About two weeks ago, wanting something pleasant and non-violent on the television as background noise, I put on Mansfield Park. Not the Patricia Rozema version of 1999 or the IDC version that aired in the States during the past two months, but the older BBC dramatization of the novel, dating from 1983, which accurately delivers the storyline crafted by Jane Austen. In that adaptation, Aunt Norris is indeed self-serving and self-absorbed, and Fanny is exasperatingly self-effacing.
What this has led to has been a peculiar state of mental distraction. I am driven to seek out Jane Austen. Blogs, books, DVDs, social networking sites -- each has contributed to the fit. I started out reading a thread on LibraryThing which led me to this blog, which led me to this woman, who created millinery for a few of the dramatizations, then on to the Jane Austen Society of North America (JASNA) where I learn that the 2009 JASNA Annual Meeting will be held in Philadelphia!
Suddenly, my mind is feverishly tossing out ideas, wondering whether I might produce an academic paper on the topic of sibling relationships in Mansfield Park of a quality that would get me on the JASNA program. There are the sisters, Maria and Julia, who compete with each other for Henry Crawford's attention, a situation certain to create friction. There are the Crawfords themselves, Mary and Henry. Mary and Henry share certain confidences with regard to their dealings with the Bertrams which suggests a certain fond tolerance of one another. There are the Bertram brothers, Tom and Edmund. Tom is profligate while Edmund tends to conservative ways, another situation rife with conflict. Finally, there are Fanny and her brother, William. (There's no clear reason given for why Fanny is so attached to William, but she ends up enduring a great deal from Henry Crawford on his behalf.) I imagine myself offering my thoughts on Fanny Price and William to an audience of eager Janeites. This is an OPPORTUNITY!
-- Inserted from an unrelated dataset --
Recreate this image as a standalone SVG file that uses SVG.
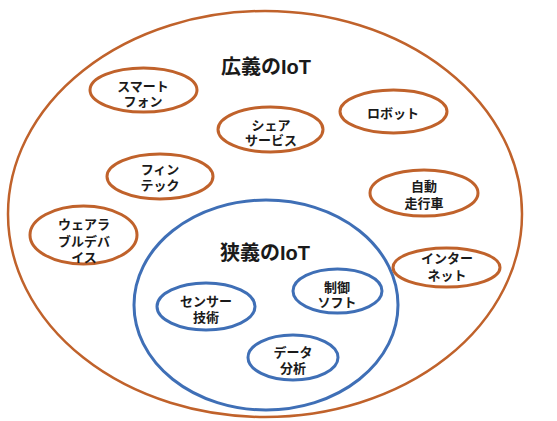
<svg xmlns="http://www.w3.org/2000/svg" width="557" height="421" viewBox="0 0 557 421">
<style>
.o{fill:none;stroke:#c0622b;stroke-width:3}
.b{fill:none;stroke:#3f6fb6;stroke-width:3}
.big{fill:none;stroke-width:2.5}
text{font-family:"Liberation Sans","Noto Sans CJK JP",sans-serif;font-weight:bold;fill:#1a1a1a;text-anchor:middle}
.s{font-size:13px}
.t{font-size:20px}
</style>
<rect width="557" height="421" fill="#fff"/>
<g id="broad">
<ellipse class="o big" cx="265" cy="214" rx="257" ry="203"/>
<text class="t" x="266" y="74">広義のIoT</text>
</g>
<g id="narrow">
<ellipse class="b" cx="266" cy="305" rx="132" ry="105"/>
<text class="t" x="265" y="260">狭義のIoT</text>
</g>
<g id="smartphone">
<ellipse class="o" cx="143.5" cy="90" rx="53.5" ry="22"/>
<text class="s" x="143" y="91">スマート<tspan x="143" dy="15">フォン</tspan></text>
</g>
<g id="share">
<ellipse class="o" cx="270.5" cy="129.5" rx="52.5" ry="22.5"/>
<text class="s" x="271" y="130">シェア<tspan x="271" dy="15">サービス</tspan></text>
</g>
<g id="robot">
<ellipse class="o" cx="393.5" cy="111.5" rx="53.5" ry="21.5"/>
<text class="s" x="393" y="118">ロボット</text>
</g>
<g id="fintech">
<ellipse class="o" cx="160" cy="176.5" rx="53" ry="22.5"/>
<text class="s" x="160" y="174">フィン<tspan x="160" dy="16">テック</tspan></text>
</g>
<g id="autodrive">
<ellipse class="o" cx="424" cy="193" rx="54" ry="23"/>
<text class="s" x="424" y="191">自動<tspan x="424" dy="17">走行車</tspan></text>
</g>
<g id="wearable">
<ellipse class="o" cx="83.5" cy="235" rx="53.5" ry="29"/>
<text class="s" x="84" y="229">ウェアラ<tspan x="84" dy="17">ブルデバ</tspan><tspan x="84" dy="16">イス</tspan></text>
</g>
<g id="internet">
<ellipse class="o" cx="446.5" cy="267.5" rx="53.5" ry="19.5"/>
<text class="s" x="447" y="263">インター<tspan x="447" dy="17">ネット</tspan></text>
</g>
<g id="sensor">
<ellipse class="b" cx="206" cy="306.5" rx="49" ry="23.5"/>
<text class="s" x="206" y="306">センサー<tspan x="206" dy="16">技術</tspan></text>
</g>
<g id="control">
<ellipse class="b" cx="337.5" cy="291" rx="44.5" ry="22"/>
<text class="s" x="337" y="292">制御<tspan x="337" dy="15">ソフト</tspan></text>
</g>
<g id="data">
<ellipse class="b" cx="293" cy="357.5" rx="45" ry="22.5"/>
<text class="s" x="293" y="357">データ<tspan x="293" dy="16">分析</tspan></text>
</g>
<g id="connectors"></g>
</svg>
Okay. Reality check. (For one thing, there's an obligation to join the society even to participate as an attendee at the annual meeting. It's not that expensive to join, but it does imply a serious level of commitment to Austen, rather than my own dilettante attitude.)
At the same time, I've been digesting Mansfield Park for years now without ever publicly expressing my feelings on the subject of Fanny Price. She's something of a controversial figure as you know if you've ever spent time over at the Republic of Pemberley. (See the reference to the "Fanny Wars" here.) Is Fanny Price an insufferable, self-righteous little prig? Or is she actually a frail, somewhat crushed female, plain and repressed, whose triumph is greatest when the hero realizes the superiority of her mind and scope of her character in comparison with that of the worldly Mary Crawford?
Each time I have read Mansfield Park, I have been struck by Austen's characterization as well as her skill in choosing how to reveal personalities. I have always assumed that Austen knew readers might shy away from Fanny's self-effacing nature. Fanny isn't an ideal heroine, by any stretch, yet Austen shows us that as quiet and despised as Fanny may be, she has the strength of character that those around her have not developed. This time around as I re-read the novel, I was struck by the scene of Mary Crawford offering Fanny a chain to use with Henry's gift of a cross. Mary seems sincerely to extend a generosity to Fanny, in part as a kindness towards pleasing her brother and in part because it is a small thing to her to share with Fanny something that Mary has in abundance. She sees Fanny's reluctance in accepting the jewelry and laughs good-naturedly at the scrupulousness of Fanny's conscience. Fanny is horrified that Mary would so casually give to her a necklace that Mary received from her brother; we are left to suppose that Fanny would never part with a present that William had given her. Mary isn't in the least disturbed by the idea of offering it, but Fanny, we assume, can't imagine that evidence of a brother's regard would be given to her so lightly. There's a good case for the scene's use as an indication of each woman's mindset regarding a brother and his gift. In both instances, the cross William gives his sister and the chain Henry gives his, the value associated with an article of jewelry is a way of revealing how each woman regards the familial bond.
I don't want to go into more detail. Thanks to good friends who teach at the college level, I am ruefully conscious of some idiot student googling the point and turning it in for a grade, but the joy of reading is that one is taken with an idea (in the midst of boring, hum-drum daily life) and turns it over and plays with it. Why else read?